Matt Moore’s splits this season have been and remain a puzzler. The lefty allowed fellow lefties to slash .386/.448/.641, all while holding righties at a relatively stifling .265/.318/.455 heading into Friday’s game. That wasn’t supposed to happen.

But it begs an odd question: would teams reverse tailor their lineups to be lefty-heavy against Moore? The Phillies have five switch hitters and three lefties, including the injured Odubel Herrera with Nick Williams representing the lone one in the lineup. All five switch hitters, understandably, haven’t faced a lefty as a lefty this year. Freddy Galvis has one career at bat in that situation, and it did not go well.

This story has been updated with quotes and post-game material from the Giants clubhouse at AT&T Park.

Long story short: the Phillies had no reason to dump their switch-hitting bench into the lineup and force them to hit from the right side in the off chance it could produce more effectively against Moore. But the prospect didn’t seem as far fetched when Moore left the mound after 7-1/3 dominant innings.

For the first time at home since May 13, Moore could talk about a win. He could discuss his improved changeup, his easy curveball and didn’t have to justify a shift in pitch usage. He even dared himself to think shutout–an accomplishment the Giants have yet to check off at home this year, an accomplishment that sputtered when Fredy Galvis’ RBI bloop fell inches away from Jarrett Parker‘s outstretched glove in the eighth inning.
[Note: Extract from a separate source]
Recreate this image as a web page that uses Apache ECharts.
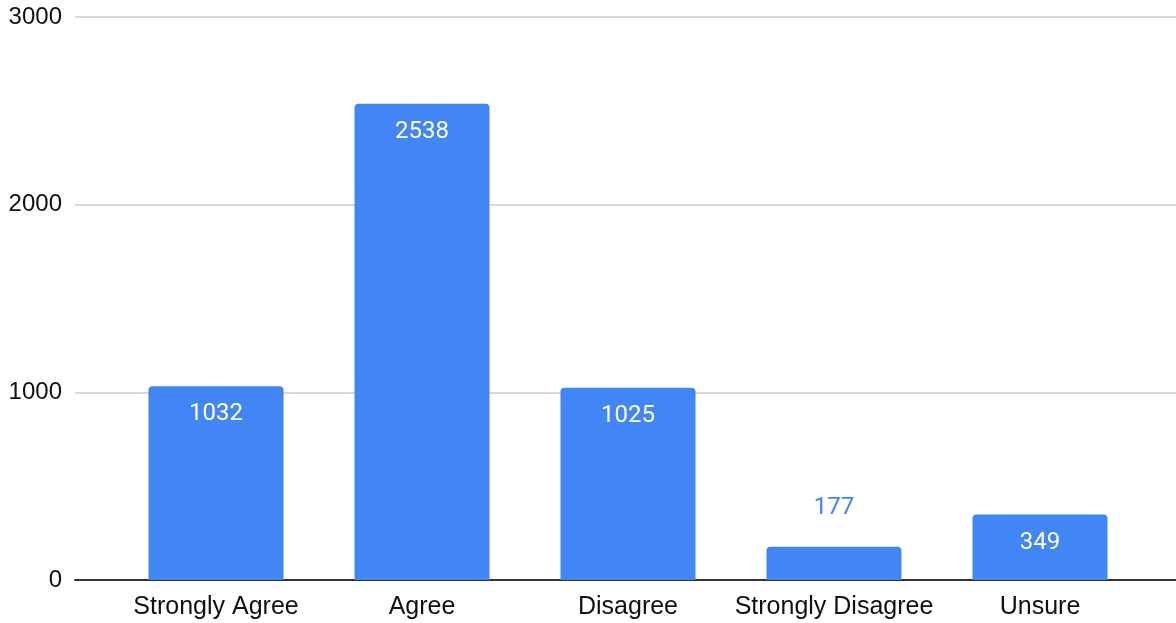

Two of just six baserunners Moore allowed forced him out of the game one out into the eighth and scored when Cory Gearrin just couldn’t hold the shutout at its seems. But Moore thought, rough patch aside, he had a two outs and a ninth in him:

“One of those nights where I knew I was on track to finish the game for myself…You look at the ball Cory got and it was almost really close to a play.”

The damage totaled to two hits, four walks, two runs and one of Moore’s best starts this season. He preserved blowout status in the Giants’ 10-2 win over the Phillies.

Moore’s come a long way after giving up five runs and six hits to left-handed Cubs in his 12th loss not two weeks ago when he found himself fighting for his next start. He’d pitch through it, he promised Bruce Bochy. That was the only way to really feel out his problems, maybe climb out of the rut.

Over his next two starts, against the Nationals in Washington and against the Phillies, Moore allowed four runs in 14 innings. This is what the skipper wanted to see:

“He’s gotten a rhythm going…He’s not out overthrowing at all. It looks like he’s playing catch with Buster.”

The offense did their part, too. Parker, Hunter Pence, Brandon Crawford and Pablo Sandoval combined to give Moore a whopping six-run lead by the third inning. Parker hit another two-run RBI double, his second of the series, and Hunter Pence hit his 11th home run. Crawford added on with an opposite-field, two-run shot.

Moore had room for error, and for once he didn’t really need it. He gets win No. 4 and the Giants now have 10 wins in August, one more than they managed to tally in April, June and July.

Up next

Ty Blach will face Jerad Eikhoff in Game 3 of this four-game spectacular.